For two decades, Alicia Medrano's husband has driven her from Princeton to Plano in the morning, where she then takes DART to get to work as a housekeeper in University Park. She followed the elections closely, concerned what it would mean for the women who take the bus. The on-demand service is not known to many riders, she said.
"Nobody has talked about it, so nobody knows about it," Medrano said. "You don't know how long you're going to have to wait. ... Some people have to be at a certain time at work."
The service works like other ride-hailing platforms, similar to Uber or Lyft. While the paratransit services can be pre-booked, regular rides cannot, and wait times are subject to location and demand.

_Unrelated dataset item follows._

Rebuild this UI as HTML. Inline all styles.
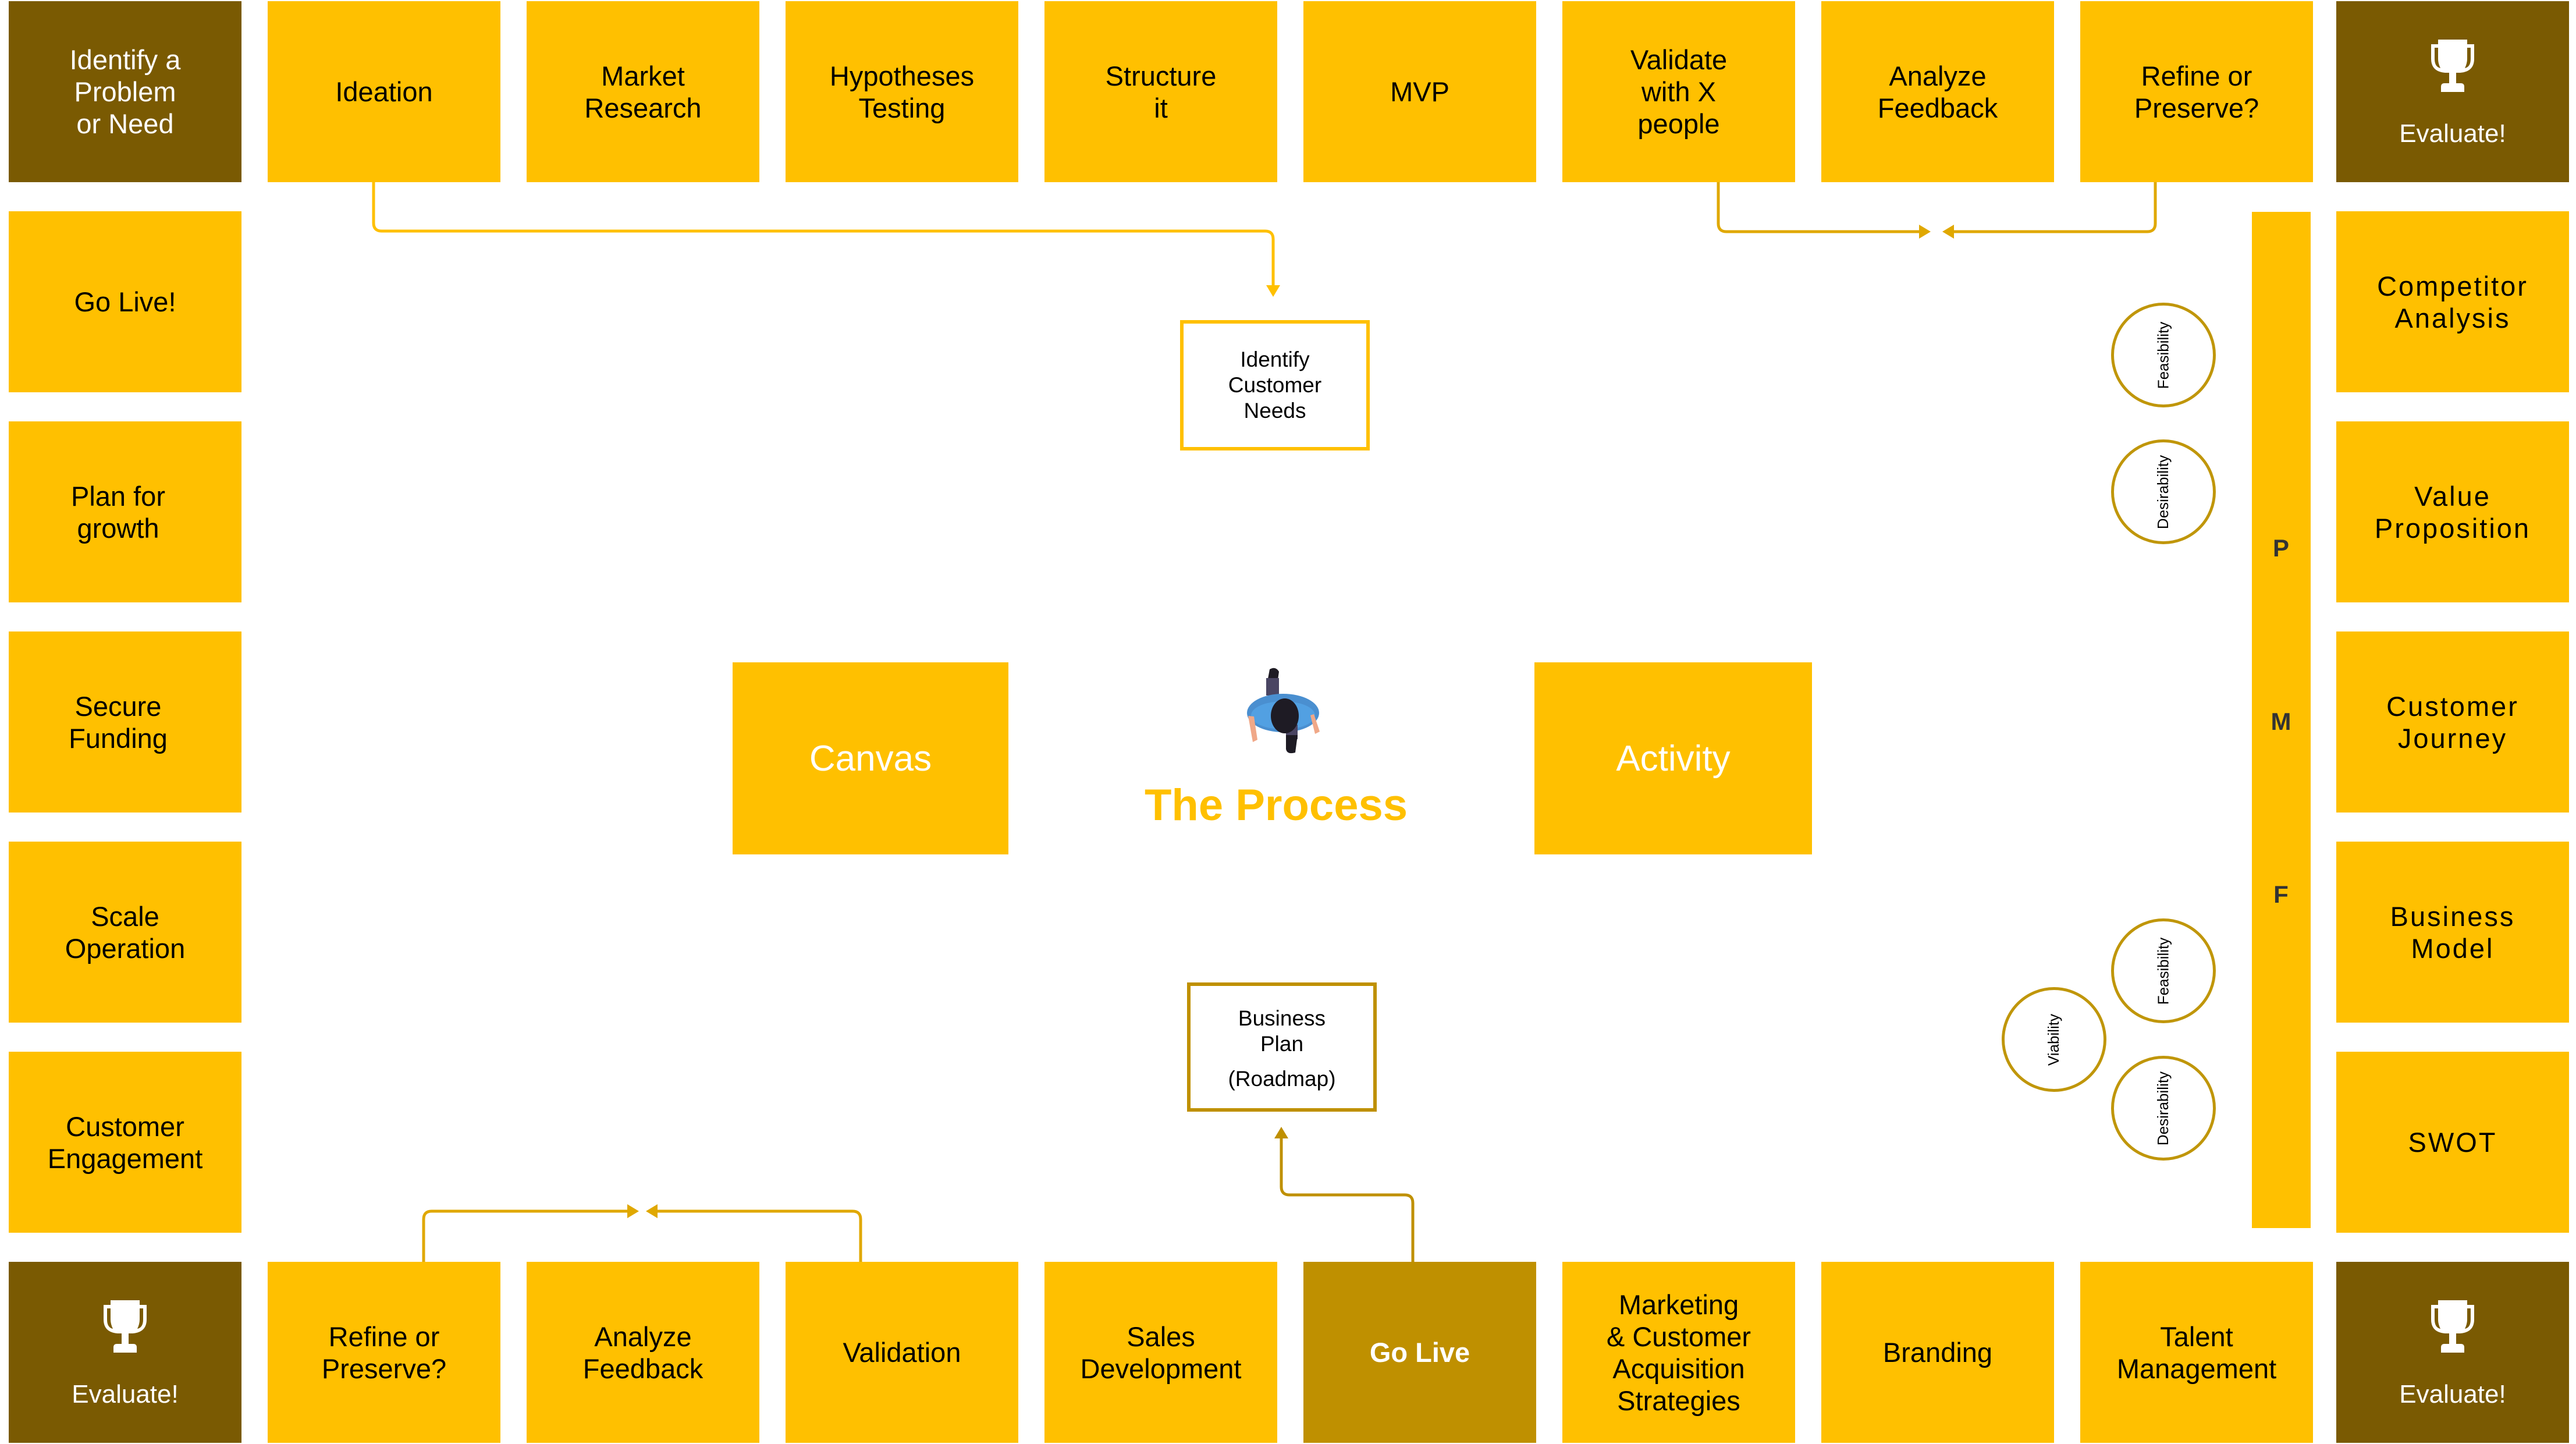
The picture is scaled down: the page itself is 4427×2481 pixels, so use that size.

Medrano has concerns about how DART is run and believes the services could be improved. But Highland Park's withdrawal will complicate the commutes for "the people that need it most," she said.
DART Board Chair Randall Bryant said his agency is focused on informing the riders who are impacted by the service cuts triggered by Highland Park's withdrawal. In a system covering a dozen cities, losing members causes disruptions to connectivity, he said.
"The most unfortunate part of this process ... is the voices of those that probably rely on and depend on the services most ... were probably not the voters," Bryant said. "Our rides cross multiple city lines."
Re-routed routine
The women on Route 237 chat in Spanish beneath the roar of the bus engine during the morning commute. Campos greets a friend on every bus and train.
She's seen the same faces boarding the same routes for years. They sit together and get coffee and donuts while waiting for their next ride. It's a community you can't find in a car on Highway 75.
Maria Romo, 57, has been taking Route 237 to get to work for nearly 30 years. She cleans a house in Highland Park, and her trip from Oak Cliff takes nearly two hours.
"There's sadness, anger and discontent among the workers who go there," Romo said. "It's unfair ... because it's a very wealthy area, but many of us workers use public transportation to get there and serve them — it's very sad."
The bus passengers will settle into new routines, get used to a new walk or try the on-demand vans. And the 237bus will keep rolling through Highland Park. It just won't stop.